Ecco com’è l’ultima mostra del Centre Pompidou prima della chiusura  

Il Centre Pompidou saluta il pubblico con Paris Noir, un’esposizione che riporta al centro della storia artistica europea le voci e le visioni di 150 artisti afrodiscendenti attivi a Parigi nel secondo dopoguerra. Ultima mostra prima della chiusura per restauro quinquennale del museo

C’è un che di commovente e simbolico nell’addio del Centre Pompidou al pubblico prima della chiusura: Paris Noir non è solo una mostra ambiziosa, ma una dichiarazione di intenti. Aperta lo scorso marzo, chiude i battenti il 30 giugno 2025, lasciando dietro di sé una domanda chiara: quale storia vogliamo raccontare quando parliamo di arte contemporanea? 

Georges Coran, Délir et paix, 1954. Photo Gaia Rotili
Georges Coran, Délir et paix, 1954. Photo Gaia Rotili

La mostra Paris Noir al Centre Pompidou di Parigi 

La risposta, in questo caso, ha preso forma attraverso 350 opere di 150 artisti afrodiscendenti che, tra il 1950 e il 2000, hanno fatto di Parigi una capitale culturale globale. Non per concessione, ma per necessità. Lontani dai propri paesi, in fuga da colonialismi e segregazione, questi artisti hanno trovato nella città un nuovo linguaggio espressivo, dove arte, politica e identità si sono fusi. Molti di loro – da Beauford Delaney a Georges Coran, da Faith Ringgold a Afi Nayo – sono stati a lungo invisibili nei musei francesi. Con Paris Noir, il Pompidou li accoglie non solo come parte della storia dell’arte, ma come elementi fondamentali della sua trasformazione. Non è una retrospettiva rassicurante: è una riscrittura urgente, una mostra “mai vista prima” in Francia, come ha ricordato la curatrice Alicia Knock. 
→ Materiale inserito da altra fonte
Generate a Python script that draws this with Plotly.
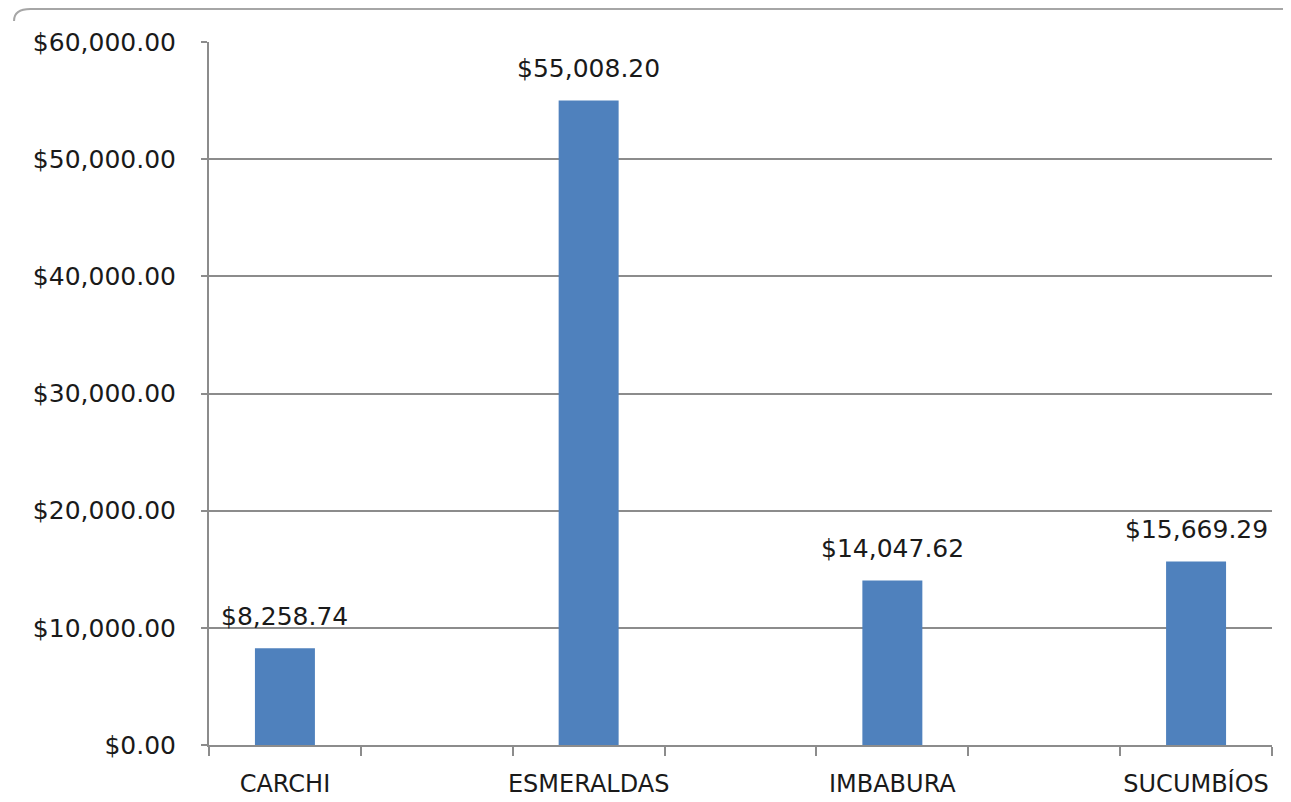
import plotly.graph_objects as go

# Data
categories = ["CARCHI", "ESMERALDAS", "IMBABURA", "SUCUMBÍOS"]
values = [8258.74, 55008.20, 14047.62, 15669.29]
y_ticks = [0, 10000, 20000, 30000, 40000, 50000, 60000]

# The source chart has empty category slots between the provinces
slot_step = 2
positions = [i * slot_step for i in range(len(categories))]
n_slots = slot_step * (len(categories) - 1) + 1
boundaries = [k - 0.5 for k in range(n_slots + 1)]

FONT = "DejaVu Sans"
GRID = "#8c8c8c"
BAR = "#4F81BD"
TXT = "#1a1a1a"

fig = go.Figure()
fig.add_trace(go.Bar(
    x=positions, y=values, width=0.395,
    marker=dict(color=BAR, line=dict(width=0)),
    hoverinfo="skip",
))

for xp, v in zip(positions, values):
    fig.add_annotation(
        x=xp, y=v, text=f"${v:,.2f}", showarrow=False,
        yanchor="bottom", yshift=15,
        font=dict(family=FONT, size=25, color=TXT),
    )

# page body adds an 8px offset; figure sized so plot area lands like the source
fig.update_layout(
    width=1283, height=794,
    margin=dict(l=201, r=19, t=34, b=57, autoexpand=False),
    paper_bgcolor="white", plot_bgcolor="white",
    showlegend=False,
    font=dict(family=FONT, size=25, color=TXT),
)

fig.update_xaxes(
    range=[boundaries[0], boundaries[-1]],
    tickmode="array", tickvals=positions, ticktext=categories,
    ticks="", ticklabelstandoff=16, automargin=False,
    tickfont=dict(family=FONT, size=24, color=TXT),
    showgrid=False, zeroline=False,
    showline=True, linecolor=GRID, linewidth=2,
    minor=dict(tickmode="array", tickvals=boundaries, ticks="outside",
               ticklen=9, tickcolor=GRID, tickwidth=2, showgrid=False),
    fixedrange=True,
)
fig.update_yaxes(
    range=[0, 60000], tickmode="array", tickvals=y_ticks,
    tickformat="$,.2f", automargin=False,
    ticks="outside", ticklen=6, tickcolor=GRID, tickwidth=2,
    ticklabelstandoff=20,
    tickfont=dict(family=FONT, size=25, color=TXT),
    showgrid=True, gridcolor=GRID, gridwidth=2,
    zeroline=False, showline=True, linecolor=GRID, linewidth=2,
    fixedrange=True,
)

# Chart-area border (top edge with rounded corner, as in the source)
fig.add_shape(type="path", xref="paper", yref="paper",
              path="M -0.1834,1.030 Q -0.1834,1.0468 -0.168,1.0468 L 1.02,1.0468",
              line=dict(color="#a6a6a6", width=2))

fig.write_html("out.html")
Paris Noir, installation view al Centre Pompidou, Parigi, 2025. Photo Hervé Véronèse
Paris Noir, installation view al Centre Pompidou, Parigi, 2025. Photo Hervé Véronèse

Parigi, eco di un’arte esiliata 

Il percorso espositivo è stato costruito come un atlante, dove Parigi non è più il centro autoreferenziale della modernità, ma un nodo in una rete di connessioni che attraversano l’Africa, le Americhe e i Caraibi. Gli artisti in mostra non si sono limitati a rappresentare la diaspora: ne sono gli autori. Ted Joans accompagna i visitatori con la sua voce – versi, jazz, attivismo. Le immagini di Gerard Sekoto e Wilson Tiberio raccontano città e corpi segnati dalla lotta. Diagne Chanel fa esplodere la pittura occidentale, trasformandola in critica radicale. La libreria Présence Africaine, la Sorbona del primo congresso panafricano del 1956, La Revue Noire: tutto converge per restituire dignità a un racconto culturale mai davvero archiviato, solo rimosso. La mostra è riuscita a decostruire il mito di un dopoguerra dominato dall’asse Parigi-New York e rivela come la vera avanguardia sia spesso nata ai margini. L’arte non è solo rappresentazione, ma resistenza e Paris Noir lo dice chiaramente: la modernità europea senza i suoi artisti neri, è un racconto incompleto

Renzo Piano & Richard Rogers, Centre Pompidou, Parigi
Renzo Piano & Richard Rogers, Centre Pompidou, Parigi

Centre Pompidou: un arrivederci che guarda avanti 

Con la chiusura imminente per un restauro da oltre 260 milioni di euro, il Centre Pompidou si congeda da Parigi e dal suo pubblico. Ma lo fa con un gesto forte, più politico che celebrativo. Paris Noir non è solo la fine di una stagione espositiva, è il segno di una svolta. Nel suo lavoro decennale Knock ha portato alla luce opere mai esposte prima, molte delle quali saranno acquisite e si spera, esposte in modo permanente al termine dei lavori nel 2030. Un passaggio necessario per un museo che voglia riflettere davvero il mondo che lo circonda. In questo senso, Paris Noir non è un canto nostalgico, ma un prologo. Se la storia dell’arte è sempre stata scritta da chi ha il potere di scegliere cosa mostrare e cosa nascondere, questa mostra ha segnato una possibile inversione di rotta. L’ultima prima del silenzio, ma forse anche la prima di una nuova voce.